EXERCISE BRIEF:
Output the full listing below exactly, without the pictures.

DATASET CONTENT:
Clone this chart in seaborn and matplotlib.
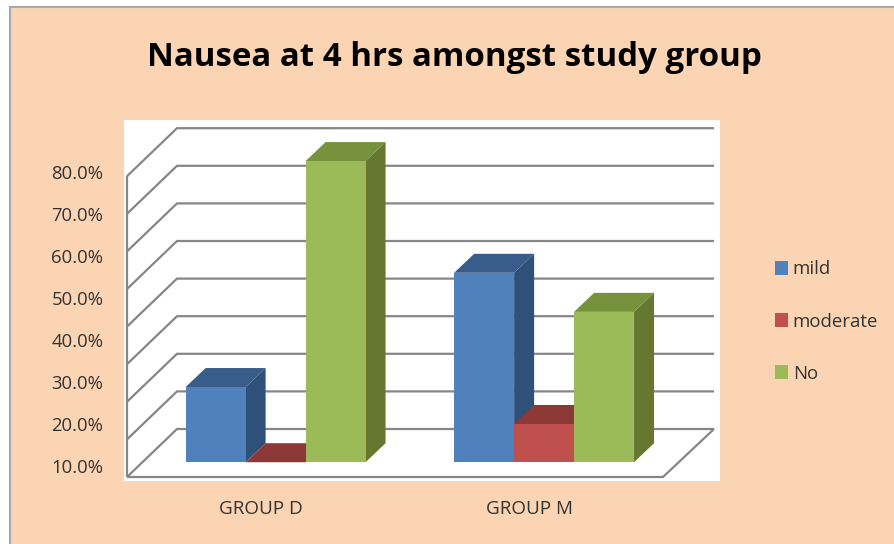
import matplotlib
matplotlib.use("Agg")
import matplotlib.pyplot as plt
import pandas as pd
import seaborn as sns
from matplotlib.patches import Polygon, Rectangle
from matplotlib.transforms import IdentityTransform

# Chart values
groups = ["GROUP D", "GROUP M"]
severity = ["mild", "moderate", "No"]
mild = [28.8, 56.0]
moderate = [10.9, 20.0]
no_nausea = [82.6, 46.7]
axis_ticks = [10, 20, 30, 40, 50, 60, 70, 80]
title = "Nausea at 4 hrs amongst study group"

# Face colours of each 3-D column: front, top, side
front = ["#4F81BD", "#C0504D", "#9BBB59"]
top = ["#385D8A", "#8C3836", "#76923C"]
side = ["#2F5079", "#8C3836", "#66782F"]

W, H = 894, 544
BASE_VALUE = 10.9      # column foot on the chart floor
DEPTH_X, DEPTH_Y = 20, 19  # column depth in pixels
GRID = "#868686"
TEXT = "#333333"

sns.set_theme(style="white")
plt.rcParams["font.family"] = ["Open Sans", "DejaVu Sans"]

fig = plt.figure(figsize=(W / 100, H / 100), dpi=100, facecolor="white")
# Chart area runs off the right and bottom of the canvas, so only two edges show
fig.patches.append(Rectangle((10 / W, -0.02), 1.02, 1.02 - 7 / H,
                             transform=fig.transFigure, facecolor="#FBD4B4",
                             edgecolor="#A8A8A8", linewidth=1.5, zorder=-1))

# Plot panel; data limits put the category and percentage scales on the panel
left, right, upper, lower = 123.5, 720, 120.5, 481
ax = fig.add_axes([left / W, 1 - lower / H, (right - left) / W, (lower - upper) / H])
ax.set_facecolor("white")
sns.despine(ax=ax, left=True, bottom=True, right=True, top=True)

table = pd.DataFrame({
    "group": groups * 3,
    "severity": [s for s in severity for _ in groups],
    "value": mild + moderate + no_nausea,
})
sns.barplot(data=table, x="group", y="value", hue="severity", order=groups,
            hue_order=severity, palette=front, saturation=1, width=0.67, gap=0,
            ax=ax, legend=True, linewidth=0, zorder=5)
ax.set_xlim((left - 275.6) / 268.5, (right - 275.6) / 268.5)
ax.set_ylim(10 + (466 - lower) / 4.2, 10 + (466 - upper) / 4.2)

screen = IdentityTransform()


def wall_line(xs, ys, **kw):
    ax.plot(xs, [H - y for y in ys], transform=screen, color=GRID, lw=1.6,
            clip_on=False, solid_joinstyle="miter", solid_capstyle="butt", zorder=2, **kw)


# Back wall, side wall and floor of the chart box
wall_x0, wall_x1, floor_x1, front_x = 177, 714, 663, 127
back_floor, front_floor, step = 429, 477, 37.6
for k in range(9):
    y_back = back_floor - k * step
    y_front = front_floor - k * step
    wall_line([front_x, wall_x0, wall_x1], [y_front, y_back, y_back])
wall_line([front_x, front_x], [front_floor, front_floor - 8 * step])
wall_line([front_x, floor_x1, wall_x1], [front_floor, front_floor, back_floor])

# Top and side faces are extruded from each column's front rectangle
for s, container in enumerate(ax.containers):
    for bar in container:
        value = bar.get_height()
        bar.set_y(BASE_VALUE)
        bar.set_height(value - BASE_VALUE)
        bar.set_zorder(5 + s)
        x0, x1 = bar.get_x(), bar.get_x() + bar.get_width()
        (ax0, ay1), (ax1, ay0) = ax.transData.transform([(x0, value), (x1, BASE_VALUE)])
        ax.add_patch(Polygon([(ax0, ay1), (ax1, ay1), (ax1 + DEPTH_X, ay1 + DEPTH_Y),
                              (ax0 + DEPTH_X, ay1 + DEPTH_Y)], closed=True,
                             transform=screen, facecolor=top[s], edgecolor="none",
                             clip_on=False, zorder=4.5 + s))
        ax.add_patch(Polygon([(ax1, ay0), (ax1, ay1), (ax1 + DEPTH_X, ay1 + DEPTH_Y),
                              (ax1 + DEPTH_X, ay0 + DEPTH_Y)], closed=True,
                             transform=screen, facecolor=side[s], edgecolor="none",
                             clip_on=False, zorder=4.5 + s))

ax.set_xlabel("")
ax.set_ylabel("")
ax.set_xticks([-0.054, 0.946], groups)
ax.set_yticks(axis_ticks, [f"{t:.1f}%" for t in axis_ticks])
ax.tick_params(axis="y", length=0, pad=14.5, labelsize=13.3, labelcolor=TEXT)
ax.tick_params(axis="x", length=0, pad=13.5, labelsize=13.6, labelcolor=TEXT)

handles, labels = ax.get_legend_handles_labels()
ax.legend(handles, labels, loc="upper left", bbox_to_anchor=(775 / W, 1 - 260.5 / H),
          bbox_transform=fig.transFigure, frameon=False, borderpad=0, borderaxespad=0,
          fontsize=13.4, labelcolor=TEXT, handlelength=0.68, handleheight=0.8,
          handletextpad=0.28, labelspacing=1.83)

fig.text(454.5 / W, 1 - 58 / H, title, ha="center", va="center", fontsize=23.8,
         fontweight="bold", color="black")

fig.savefig("out.png", dpi=100, facecolor=fig.get_facecolor())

OUTPUT BELOW:
Clone this chart in seaborn and matplotlib.
import matplotlib
matplotlib.use("Agg")
import matplotlib.pyplot as plt
import pandas as pd
import seaborn as sns
from matplotlib.patches import Polygon, Rectangle
from matplotlib.transforms import IdentityTransform

# Chart values
groups = ["GROUP D", "GROUP M"]
severity = ["mild", "moderate", "No"]
mild = [28.8, 56.0]
moderate = [10.9, 20.0]
no_nausea = [82.6, 46.7]
axis_ticks = [10, 20, 30, 40, 50, 60, 70, 80]
title = "Nausea at 4 hrs amongst study group"

# Face colours of each 3-D column: front, top, side
front = ["#4F81BD", "#C0504D", "#9BBB59"]
top = ["#385D8A", "#8C3836", "#76923C"]
side = ["#2F5079", "#8C3836", "#66782F"]

W, H = 894, 544
BASE_VALUE = 10.9      # column foot on the chart floor
DEPTH_X, DEPTH_Y = 20, 19  # column depth in pixels
GRID = "#868686"
TEXT = "#333333"

sns.set_theme(style="white")
plt.rcParams["font.family"] = ["Open Sans", "DejaVu Sans"]

fig = plt.figure(figsize=(W / 100, H / 100), dpi=100, facecolor="white")
# Chart area runs off the right and bottom of the canvas, so only two edges show
fig.patches.append(Rectangle((10 / W, -0.02), 1.02, 1.02 - 7 / H,
                             transform=fig.transFigure, facecolor="#FBD4B4",
                             edgecolor="#A8A8A8", linewidth=1.5, zorder=-1))

# Plot panel; data limits put the category and percentage scales on the panel
left, right, upper, lower = 123.5, 720, 120.5, 481
ax = fig.add_axes([left / W, 1 - lower / H, (right - left) / W, (lower - upper) / H])
ax.set_facecolor("white")
sns.despine(ax=ax, left=True, bottom=True, right=True, top=True)

table = pd.DataFrame({
    "group": groups * 3,
    "severity": [s for s in severity for _ in groups],
    "value": mild + moderate + no_nausea,
})
sns.barplot(data=table, x="group", y="value", hue="severity", order=groups,
            hue_order=severity, palette=front, saturation=1, width=0.67, gap=0,
            ax=ax, legend=True, linewidth=0, zorder=5)
ax.set_xlim((left - 275.6) / 268.5, (right - 275.6) / 268.5)
ax.set_ylim(10 + (466 - lower) / 4.2, 10 + (466 - upper) / 4.2)

screen = IdentityTransform()


def wall_line(xs, ys, **kw):
    ax.plot(xs, [H - y for y in ys], transform=screen, color=GRID, lw=1.6,
            clip_on=False, solid_joinstyle="miter", solid_capstyle="butt", zorder=2, **kw)


# Back wall, side wall and floor of the chart box
wall_x0, wall_x1, floor_x1, front_x = 177, 714, 663, 127
back_floor, front_floor, step = 429, 477, 37.6
for k in range(9):
    y_back = back_floor - k * step
    y_front = front_floor - k * step
    wall_line([front_x, wall_x0, wall_x1], [y_front, y_back, y_back])
wall_line([front_x, front_x], [front_floor, front_floor - 8 * step])
wall_line([front_x, floor_x1, wall_x1], [front_floor, front_floor, back_floor])

# Top and side faces are extruded from each column's front rectangle
for s, container in enumerate(ax.containers):
    for bar in container:
        value = bar.get_height()
        bar.set_y(BASE_VALUE)
        bar.set_height(value - BASE_VALUE)
        bar.set_zorder(5 + s)
        x0, x1 = bar.get_x(), bar.get_x() + bar.get_width()
        (ax0, ay1), (ax1, ay0) = ax.transData.transform([(x0, value), (x1, BASE_VALUE)])
        ax.add_patch(Polygon([(ax0, ay1), (ax1, ay1), (ax1 + DEPTH_X, ay1 + DEPTH_Y),
                              (ax0 + DEPTH_X, ay1 + DEPTH_Y)], closed=True,
                             transform=screen, facecolor=top[s], edgecolor="none",
                             clip_on=False, zorder=4.5 + s))
        ax.add_patch(Polygon([(ax1, ay0), (ax1, ay1), (ax1 + DEPTH_X, ay1 + DEPTH_Y),
                              (ax1 + DEPTH_X, ay0 + DEPTH_Y)], closed=True,
                             transform=screen, facecolor=side[s], edgecolor="none",
                             clip_on=False, zorder=4.5 + s))

ax.set_xlabel("")
ax.set_ylabel("")
ax.set_xticks([-0.054, 0.946], groups)
ax.set_yticks(axis_ticks, [f"{t:.1f}%" for t in axis_ticks])
ax.tick_params(axis="y", length=0, pad=14.5, labelsize=13.3, labelcolor=TEXT)
ax.tick_params(axis="x", length=0, pad=13.5, labelsize=13.6, labelcolor=TEXT)

handles, labels = ax.get_legend_handles_labels()
ax.legend(handles, labels, loc="upper left", bbox_to_anchor=(775 / W, 1 - 260.5 / H),
          bbox_transform=fig.transFigure, frameon=False, borderpad=0, borderaxespad=0,
          fontsize=13.4, labelcolor=TEXT, handlelength=0.68, handleheight=0.8,
          handletextpad=0.28, labelspacing=1.83)

fig.text(454.5 / W, 1 - 58 / H, title, ha="center", va="center", fontsize=23.8,
         fontweight="bold", color="black")

fig.savefig("out.png", dpi=100, facecolor=fig.get_facecolor())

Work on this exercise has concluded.